Compare with powered flight: we didn't get very far by trying to copy the way birds do it. The trick is in the super-light materials birds are made of, and the energy efficiency of their organisms. We only succeeded at powered flight when we brute-forced it by strapping a gasoline engine onto a bunch of wooden planks.
> It relies on a complex internal model of the world to both augment the object recognition and to sometimes discard the visual data as invalid.
That in particular is what makes the hiring fascinating. This problem is Andrej Karpathy’s expertise[0]. His CNN/RNN designs have reached comfortable results, in particular showcasing the ability to identify elements of a source image, and the relationship between different parts of the image.
The speed at which those techniques improve is also stunning. I didn’t expect CNNs to solve Go and image captioning so fast, but here we are!
I think the principles are already there; a few tweaks and a careful design is all it takes to beat the average driver.
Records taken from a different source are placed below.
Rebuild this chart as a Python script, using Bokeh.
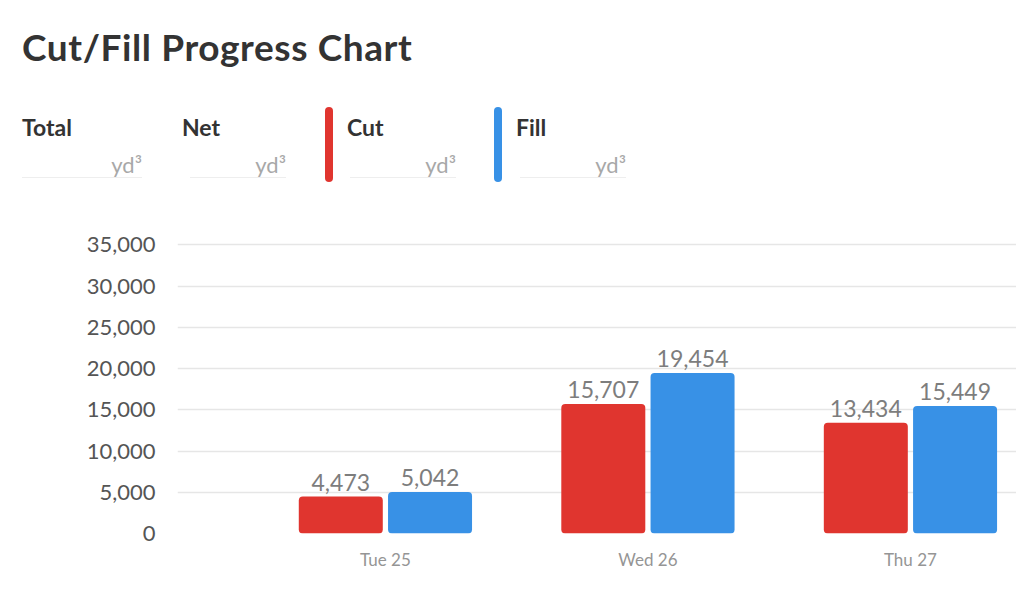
from bokeh.plotting import figure
from bokeh.models import (Range1d, SingleIntervalTicker, FixedTicker, NumeralTickFormatter,
                          ColumnDataSource, Div)
from bokeh.layouts import column
from bokeh.transform import dodge
from bokeh.embed import file_html
from bokeh.resources import INLINE
from bokeh.core.properties import value

# ---- data ----
days = ["Tue 25", "Wed 26", "Thu 27"]
cut = [4473, 15707, 13434]
fill = [5042, 19454, 15449]
summary_labels = ["Total", "Net", "Cut", "Fill"]
unit_label = "yd³"
title_text = "Cut/Fill Progress Chart"

FONT = "Lato"
RED = "#e0352f"
BLUE = "#3891e6"

W = 1016
HDR = 200
H = 581 - HDR
BL, FH = 177, 292
BT = 241 - HDR
BB = H - BT - FH

# ---- header (HTML) ----
lab_x = [22, 182, 347, 516]
unit_x = [142, 286, 456, 626]
line_x0 = [22, 190, 350, 520]
pills = {2: RED, 3: BLUE}
pill_x = {2: 329, 3: 498}

parts = [f'<div style="position:relative;width:{W}px;height:{HDR}px;font-family:{FONT},sans-serif;">']
parts.append(f'<div style="position:absolute;left:22px;top:28px;font-size:37px;line-height:37px;'
             f'letter-spacing:0.6px;font-weight:bold;color:#333;white-space:nowrap;">{title_text}</div>')
for i, (lx, ux, l0, t) in enumerate(zip(lab_x, unit_x, line_x0, summary_labels)):
    parts.append(f'<div style="position:absolute;left:{l0}px;top:177px;width:{ux - l0}px;height:1px;'
                 f'background:#eeeeee;"></div>')
    parts.append(f'<div style="position:absolute;left:{lx}px;top:116px;font-size:23px;line-height:23px;'
                 f'font-weight:bold;color:#333;white-space:nowrap;">{t}</div>')
    parts.append(f'<div style="position:absolute;left:{ux - 80}px;width:80px;top:154px;font-size:22px;'
                 f'line-height:22px;text-align:right;color:#a8a8a8;white-space:nowrap;">{unit_label}</div>')
    if i in pills:
        parts.append(f'<div style="position:absolute;left:{pill_x[i] - 4}px;top:107px;width:8px;height:75px;'
                     f'border-radius:4px;background:{pills[i]};"></div>')
parts.append('</div>')
hdr = Div(text="".join(parts), width=W, height=HDR, margin=(0, 0, 0, 0))

# ---- chart ----
xs = list(range(len(days)))
src = ColumnDataSource(dict(
    x=xs, cut=cut, fill=fill,
    cut_lbl=[f"{v:,}" for v in cut], fill_lbl=[f"{v:,}" for v in fill],
))

p = figure(width=W, height=H, x_range=Range1d(-0.792, 2.404), y_range=Range1d(0, 35400),
           output_backend="svg", toolbar_location=None, margin=(0, 0, 0, 0),
           min_border_left=BL, min_border_right=0, min_border_top=BT, min_border_bottom=BB)
p.outline_line_color = None
p.xgrid.visible = False
p.ygrid.grid_line_color = "#e6e6e6"
p.ygrid.grid_line_width = 1.5

off = 0.17
bw = 0.32
p.vbar(x=dodge("x", -off), top="cut", width=bw, source=src, fill_color=RED, line_color=None, border_radius=4)
p.vbar(x=dodge("x", off), top="fill", width=bw, source=src, fill_color=BLUE, line_color=None, border_radius=4)

for col, lbl, d in (("cut", "cut_lbl", -off), ("fill", "fill_lbl", off)):
    p.text(x=dodge("x", d), y=col, text=lbl, source=src, y_offset=-6,
           text_font=value(FONT), text_font_size="23px", text_color="#7d7d7d",
           text_align="center", text_baseline="bottom")

p.yaxis.ticker = SingleIntervalTicker(interval=5000)
p.yaxis.formatter = NumeralTickFormatter(format="0,0")
p.yaxis.axis_line_color = None
p.yaxis.major_tick_line_color = None
p.yaxis.minor_tick_line_color = None
p.yaxis.major_label_text_font = FONT
p.yaxis.major_label_text_font_size = "22px"
p.yaxis.major_label_text_color = "#555555"
p.yaxis.major_label_standoff = 16

p.xaxis.ticker = FixedTicker(ticks=xs)
p.xaxis.major_label_overrides = {i: d for i, d in zip(xs, days)}
p.xaxis.axis_line_color = None
p.xaxis.major_tick_line_color = None
p.xaxis.minor_tick_line_color = None
p.xaxis.major_label_text_font = FONT
p.xaxis.major_label_text_font_size = "17px"
p.xaxis.major_label_text_color = "#959595"
p.xaxis.major_label_standoff = 9

layout = column(hdr, p, spacing=0)
open("out.html", "w").write(file_html(layout, INLINE))
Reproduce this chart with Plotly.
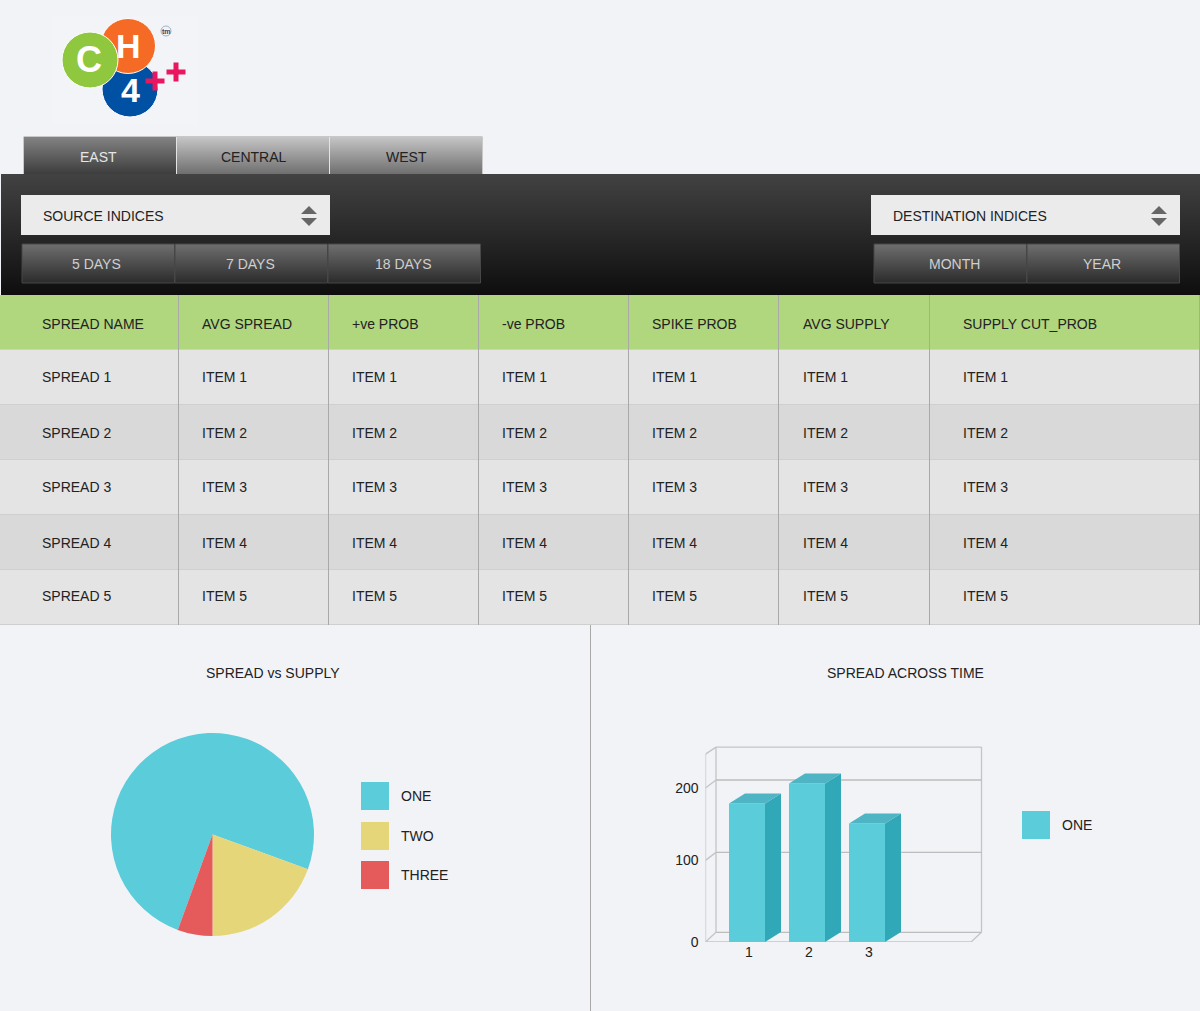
import plotly.graph_objects as go

W = 1200
H = 1011
FONT = "Liberation Sans"

# ---------------------------------------------------------------- data
tabs = ["EAST", "CENTRAL", "WEST"]
left_buttons = ["5 DAYS", "7 DAYS", "18 DAYS"]
right_buttons = ["MONTH", "YEAR"]
columns = ["SPREAD NAME", "AVG SPREAD", "+ve PROB", "-ve PROB", "SPIKE PROB", "AVG SUPPLY", "SUPPLY CUT_PROB"]
row_names = ["SPREAD 1", "SPREAD 2", "SPREAD 3", "SPREAD 4", "SPREAD 5"]
row_items = ["ITEM 1", "ITEM 2", "ITEM 3", "ITEM 4", "ITEM 5"]

pie_labels = ["ONE", "TWO", "THREE"]
pie_values = [270, 70, 20]
pie_colors = ["#5accda", "#e6d67a", "#e55a5b"]

bar_cats = [1, 2, 3]
bar_values = [180, 206, 154]
bar_name = "ONE"
y_ticks = [0, 100, 200]
# the 100 tick in the picture does not sit halfway between 0 and 200
y_tick_places = [0, 106, 200]


def fx(px):
    return px / W


def fy(py):
    return 1 - py / H


shapes = []
annots = []


def rect(x0, y0, x1, y1, color, line=None):
    shapes.append(dict(type="rect", xref="paper", yref="paper", layer="below",
                       x0=fx(x0), x1=fx(x1), y0=fy(y0), y1=fy(y1), fillcolor=color,
                       line=dict(color=line, width=1) if line else dict(width=0)))


def vline(x, y0, y1, color):
    shapes.append(dict(type="line", xref="paper", yref="paper", layer="below",
                       x0=fx(x), x1=fx(x), y0=fy(y0), y1=fy(y1), line=dict(color=color, width=1)))


def hline(x0, x1, y, color):
    shapes.append(dict(type="line", xref="paper", yref="paper", layer="below",
                       x0=fx(x0), x1=fx(x1), y0=fy(y), y1=fy(y), line=dict(color=color, width=1)))


def gradient(x0, y0, x1, y1, top, bottom):
    # plotly shapes have no gradient fill, so paint strips over each other,
    # each one running to the bottom so no background shows between them
    n = int(y1 - y0)
    for i in range(n):
        t = i / max(n - 1, 1)
        c = [round(a + (b - a) * t) for a, b in zip(top, bottom)]
        rect(x0, y0 + i, x1, y1, "rgb(%d,%d,%d)" % tuple(c))


def text(x, y, s, size=14, color="#222222", anchor="left", bold=False):
    # left anchored annotations land a pixel to the right of where they are asked for
    if anchor == "left":
        x -= 1
    annots.append(dict(xref="paper", yref="paper", x=fx(x), y=fy(y), text="<b>%s</b>" % s if bold else s,
                       showarrow=False, xanchor=anchor, yanchor="middle", align=anchor,
                       borderpad=0, font=dict(family=FONT, size=size, color=color)))


def circle(cx, cy, r, color, line="#ffffff", width=1):
    shapes.append(dict(type="circle", xref="paper", yref="paper", layer="below",
                       x0=fx(cx - r), x1=fx(cx + r), y0=fy(cy + r), y1=fy(cy - r), fillcolor=color,
                       line=dict(color=line, width=width)))


def plus(cx, cy):
    rect(cx - 9.5, cy - 2.5, cx + 9.5, cy + 2.5, "#e8175f")
    rect(cx - 2.5, cy - 9.5, cx + 2.5, cy + 9.5, "#e8175f")


def triangle(cx, tip, base, half, color="#666666"):
    path = "M %f %f L %f %f L %f %f Z" % (fx(cx), fy(tip), fx(cx - half), fy(base), fx(cx + half), fy(base))
    shapes.append(dict(type="path", xref="paper", yref="paper", layer="below", path=path,
                       fillcolor=color, line=dict(width=0)))


# ---------------------------------------------------------------- logo
rect(52, 15, 198, 125, "#f3f4f8")
circle(130, 89, 28, "#0050a4")
circle(128, 46, 27.5, "#f56a25")
circle(90, 60, 28, "#8fc83e")
text(128, 46, "H", size=34, color="#ffffff", anchor="center", bold=True)
text(130, 90, "4", size=34, color="#ffffff", anchor="center", bold=True)
text(88.5, 59, "C", size=36, color="#ffffff", anchor="center", bold=True)
plus(155, 81)
plus(176, 72)
circle(166, 31, 5, "#f2f3f7", line="#9fb4c8")
text(166, 31, "tm", size=7, color="#334466", anchor="center", bold=True)

# ---------------------------------------------------------------- tabs
tab_x = [24, 177, 330]
for i, tab in enumerate(tabs):
    active = i == 0
    gradient(tab_x[i], 137, tab_x[i] + 152.5, 174,
             (130, 130, 130) if active else (196, 196, 196),
             (62, 62, 62) if active else (112, 112, 112))
    text(tab_x[i] + (74 if active else 76.5), 157, tab, color="#e6e6e6" if active else "#222222", anchor="center")
hline(23.5, 482.5, 136.5, "#c8c8c8")
vline(23.5, 137, 174, "#c8c8c8")
vline(176.5, 137, 174, "#e4e4e4")
vline(329.5, 137, 174, "#e4e4e4")
vline(482.5, 137, 174, "#c8c8c8")

# ---------------------------------------------------------------- dark panel
gradient(1, 174, W, 295, (66, 66, 66), (14, 14, 14))

rect(21, 195, 330, 235, "#ebebeb")
rect(871, 195, 1180, 235, "#ebebeb")
text(43, 216, "SOURCE INDICES")
text(893, 216, "DESTINATION INDICES")
for ax in (309, 1159):
    triangle(ax, 206, 214, 8)
    triangle(ax, 226, 218, 8)

left_x = [22, 175, 328]
right_x = [874, 1027]
for xs, labels, offsets in ((left_x, left_buttons, (75, 75, 75)), (right_x, right_buttons, (80, 75))):
    for x, label, dx in zip(xs, labels, offsets):
        gradient(x, 244, x + 152.5, 283, (110, 110, 110), (44, 44, 44))
        shapes.append(dict(type="rect", xref="paper", yref="paper", layer="below",
                           x0=fx(x), x1=fx(x + 152.5), y0=fy(283), y1=fy(244),
                           line=dict(color="#474747", width=1)))
        text(x + dx, 264, label, color="#cfcfcf", anchor="center")

# ---------------------------------------------------------------- table
col_x = [0, 179, 329, 479, 629, 779, 930, W]
row_y = [295, 350, 405, 460, 515, 570, 625]
rect(0, row_y[0], W, row_y[1], "#b0d67e")
for i in range(len(row_names)):
    rect(0, row_y[i + 1], W, row_y[i + 2], "#e4e4e4" if i % 2 == 0 else "#d9d9d9")
for y in row_y[1:]:
    hline(0, W, y - 0.5, "#cfcfcf")
for x in col_x[1:]:
    vline(x - 0.5, row_y[0], row_y[-1], "#a9a9a9")

text_y = [324, 377, 433, 487, 543, 596]
pads = [42, 23, 23, 23, 23, 24, 33]
for c, name in enumerate(columns):
    left = col_x[c] + pads[c]
    text(left, text_y[0], name)
    for r in range(len(row_names)):
        text(left, text_y[r + 1], row_names[r] if c == 0 else row_items[r])

# ---------------------------------------------------------------- lower panels
vline(590.5, 625, H, "#a9a9a9")
text(273, 673, "SPREAD vs SUPPLY", anchor="center")
text(905, 673, "SPREAD ACROSS TIME", anchor="center")

for label, color, y in zip(pie_labels, pie_colors, [782, 822, 861]):
    rect(361, y, 389, y + 28, color)
    text(401, y + 14, label)
rect(1022, 811, 1050, 839, pie_colors[0])
text(1062, 825, bar_name)

fig = go.Figure()

fig.add_trace(go.Pie(labels=pie_labels, values=pie_values, sort=False, direction="clockwise", rotation=200,
                     marker=dict(colors=pie_colors, line=dict(width=0)), textinfo="none", showlegend=False,
                     domain=dict(x=[fx(111), fx(314)], y=[fy(936), fy(733)])))

# 3D look: back wall sits a fixed offset behind the front plane
px_x = 60.0        # pixels per category
px_y = 0.77        # pixels per y unit
x_left = 1 - (747 - 705.5) / px_x
x_right = 1 + (971 - 747) / px_x
y_top = 244
wall_dx = 10.5 / px_x
floor_dy = 9.7 / px_y
grid_dy = 8 / px_y
top_dy = 7 / px_y
bar_w = 0.6
bar_dx = 16 / px_x
bar_dy = 10 / px_y

fig.add_trace(go.Bar(x=bar_cats, y=bar_values, width=bar_w, name=bar_name, showlegend=False,
                     marker=dict(color="#5accda", line=dict(width=0))))

for x, v in zip(bar_cats, bar_values):
    x0 = x - bar_w / 2
    x1 = x + bar_w / 2
    fig.add_trace(go.Scatter(x=[x1, x1 + bar_dx, x1 + bar_dx, x1, x1], y=[0, bar_dy, v + bar_dy, v, 0],
                             mode="lines", fill="toself", fillcolor="#31a8b7", line=dict(width=0),
                             hoverinfo="skip", showlegend=False))
    fig.add_trace(go.Scatter(x=[x0, x0 + bar_dx, x1 + bar_dx, x1, x0], y=[v, v + bar_dy, v + bar_dy, v, v],
                             mode="lines", fill="toself", fillcolor="#4fb4c3", line=dict(width=0),
                             hoverinfo="skip", showlegend=False))


def frame(x0, y0, x1, y1, color="#c4c4c7"):
    shapes.append(dict(type="line", xref="x", yref="y", layer="below", x0=x0, y0=y0, x1=x1, y1=y1,
                       line=dict(color=color, width=1.3)))


# floor and walls
back_left = x_left + wall_dx
back_right = x_right + wall_dx
frame(x_left, 0, x_right, 0)
frame(x_left, 0, x_left, y_top)
frame(x_left, 0, back_left, floor_dy)
frame(x_right, 0, back_right, floor_dy)
frame(back_left, floor_dy, back_right, floor_dy, "#bdbdbd")
frame(back_left, floor_dy, back_left, y_top + top_dy)
frame(back_right, floor_dy, back_right, y_top + top_dy)
frame(back_left, y_top + top_dy, back_right, y_top + top_dy)
frame(x_left, y_top, back_left, y_top + top_dy)
for v in y_tick_places[1:]:
    frame(x_left, v, back_left, v + grid_dy)
    frame(back_left, v + grid_dy, back_right, v + grid_dy, "#bdbdbd")

dom_right = 985
dom_top = 744
fig.update_layout(
    width=W, height=H,
    margin=dict(l=0, r=0, t=0, b=0),
    autosize=False,
    paper_bgcolor="#f2f3f7",
    plot_bgcolor="rgba(0,0,0,0)",
    font=dict(family=FONT, size=14, color="#222222"),
    barmode="overlay",
    shapes=shapes,
    annotations=annots,
    xaxis=dict(domain=[fx(705.5), fx(dom_right)], range=[x_left, 1 + (dom_right - 747) / px_x],
               tickvals=bar_cats, ticktext=[str(c) for c in bar_cats], showgrid=False, zeroline=False,
               showline=False, ticks="", automargin=False, ticklabelshift=2,
               tickfont=dict(family=FONT, size=14, color="#222222"), fixedrange=True),
    yaxis=dict(domain=[fy(942), fy(dom_top)], range=[0, (942 - dom_top) / px_y],
               tickvals=y_tick_places, ticktext=[str(t) for t in y_ticks], showgrid=False, zeroline=False,
               showline=False, ticks="", automargin=False, ticklabelstandoff=6,
               tickfont=dict(family=FONT, size=14, color="#222222"), fixedrange=True),
)

fig.write_html("out.html", config=dict(displayModeBar=False),
               post_script="document.body.style.margin='0';document.body.style.overflow='hidden';")
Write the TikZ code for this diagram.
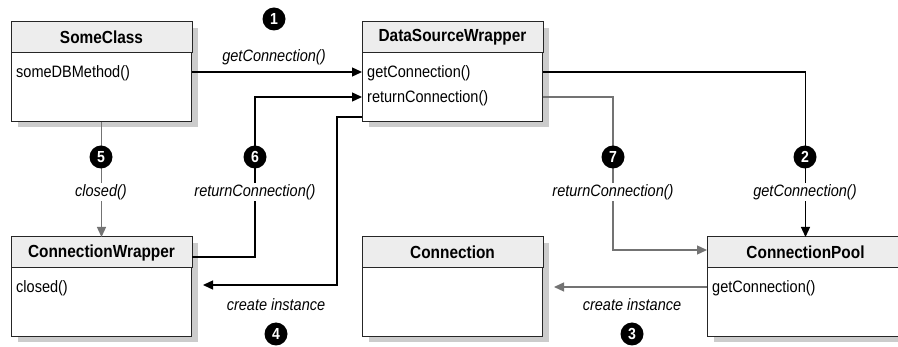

[0]: http://cs.stanford.edu/people/karpathy/main.pdf
I think LIDAR will have a place, if they can get the per-sensor cost down to something reasonable (under $500.00 per sensor, for 3D 180 degree with at least 32 vertical res beams - or the equivalent).
But I think first we'll see cars utilizing tech as described in this paper:
https://arxiv.org/abs/1604.07316
...and variations of it to handle other modeling and vision tasks.
Self-driving vehicle systems are amazing complex; it won't ultimately be any single system or sensor, or piece of software or algorithm that solves the problem - it's going to be a complex mesh of all of them working in concert.
And even then, there will be mistakes, injuries, and deaths unfortunately.
Image captioning is not solved (yet), even if there was a lot of progress made in recent years.